Rientrati all’interno dell’azienda dal retro della tenuta, verso le vigne, ci siamo divisi in due blocchi per la visita clou, quel qualcosa in più che si trova qui. Qualcosa che potrebbe essere nato proprio dal fatto che i padroni della tenuta erano veneziani, maestri della gestione delle acque e popolo memore di come utilizzare correttamente l’argilla nei processi di sanificazione dell’acqua (pratica messa in opera nei puteali dei campielli di Venezia ai tempi della peste). Siamo, infatti, scesi all’ipogeo presente sotto la corte a selese, un vano di convogliamento delle acque sorgive sotterranee raro nel suo genere. Con l’ausilio di una scala a pioli ci siamo calati nella condotta a volte in mattoni. Qui Daniele ci ha illustrato da dove sgorga l’acqua, una pozza che per la cromaticità mi ha ricordato Syri I Kalter in Albania, ci ha fatto vedere il limo depositatosi negli ultimi due anni di servizio e ci ha portato in fondo al tunnel, dove attraverso un vero e proprio tappo si può svuotare l’ipogeo se necessario. Sì, perché per accedere qui è necessario uno svuotamento dall’acqua di un giorno intero e per farlo bisogna togliere un tappo (un ceppo ligneo rivestito di una camera d’aria in gomma a fare da tenuta) presente sul fondo della condotta, dalla parte più bassa verso i campi. Perché, e questo è il grande fascino, con questo acquedotto interrato si convogliava l’acqua sorgiva, attraverso ingegnosi canali il cui unico principio di funzionamento era l’utilizzo corretto dei livelli, verso casa, verso un altro mulino, alle stalle e ai campi attorno. Tutto a lavoro zero.

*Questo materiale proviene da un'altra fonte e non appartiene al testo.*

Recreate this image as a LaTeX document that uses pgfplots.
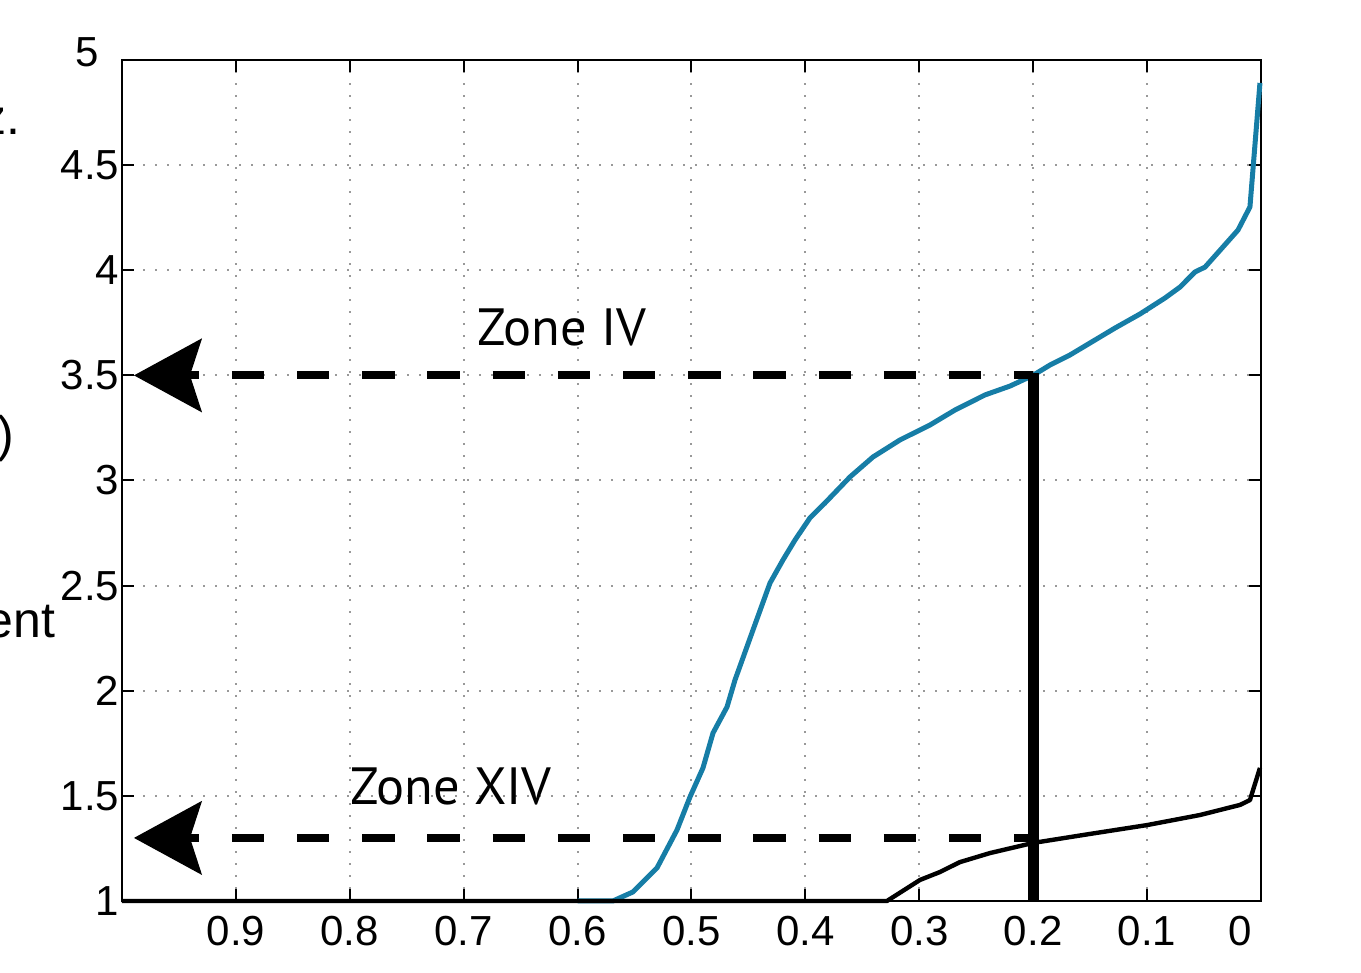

Qui sotto siamo stati al fresco. All’ombra, come è giusto che sia in una cantina, visto che ombra (o goto) è l’unità di misura di mescita del vino in osteria, e ombra è sinonimo di quel fresco tanto amico del vino. Ma anche ombra come sinonimo, per estensione, di zona d’ombra, perché sembra che qui sotto ci sia molto da scoprire ancora. E io spero, un giorno, di poter tornare qui e poter visitare nuovi androni pieni di storia, fascino e stupefacenza come questi.

Potrebbe esserci ancora moltissima storia rurale da scoprire qui a Castegnero. Ne sono certo: l’ombra della cantina Costalunga è ancora lunga.